Oakland's Athletic Players Come Up Short, Nick At Nite Comes Through Again

Barry Zito was the old curve ball guru until Jose Guillen stepped into the box leading off the 6th inning. Four pitches, four balls, man on first. Then came Nick at Nite. On the first pitch offered by Zito, Johnson crushed a drive that bounced off the back wall in right center field, a deep 400' shot that suddenly woke up the fans and put the Nationals in the lead, 2-1. A succession of relief pitchers did a good job keeping the game close until the Chief came in and closed the game down in the 9th inning.

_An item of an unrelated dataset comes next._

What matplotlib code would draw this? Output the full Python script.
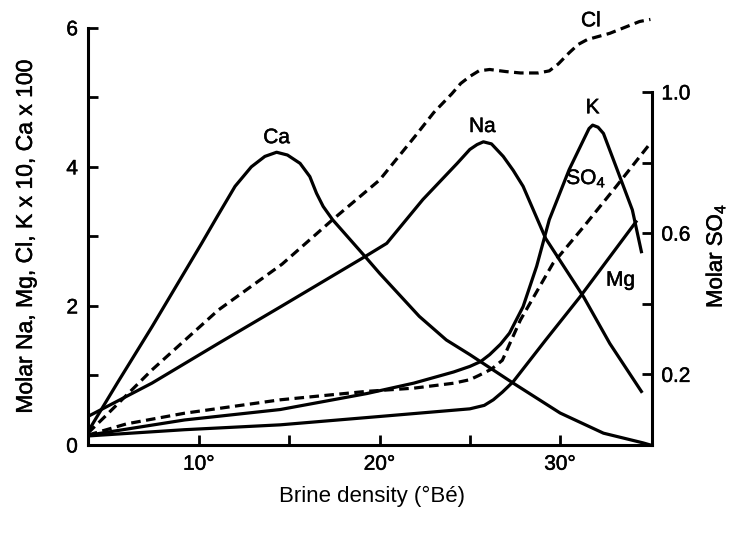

They didn't do it perfectly. C.J. Nitkowski came in to get two left handers in the 7th, and gave up a single to Eric Chavez and walked Scott Hatteberg. With one out, Eric Byrnes hit a grounder to Guzman, who flipped to Jamie Carroll for one, but Carroll's throw was low and wide, but Johnson's magic leather completed the twin killing -- a run would certainly have scored had the ball gotten past him. In the 9th, Cordero gave up two hits after getting the first two out, but finally induced Mark Kotsay to tap a slow roller to Jamie Caroll who just nipped a sliding Kotsay at the bag to end the game.

Tony Armas, though not having his best stuff, pitching 6 innings, giving up only one run on four hits. He dropped his ERA to 4.91 and has now pitched two quality games in a row. Cordero earned his 16th save of the year and lowered his ERA to 1.24.
The Nationals didn't dominate the game. They only got 5 hits for the game, but this type of game is becoming the "typical" Nationals game this season: Good pitching, good defense, timely hitting, and just enough base runners. I keep saying it, the Nationals can't keep winning like this. I keep saying it, but they keep doing it. One of these days, they're going to start losing these close, one run games. Hopefully, it won't happen anytime soon.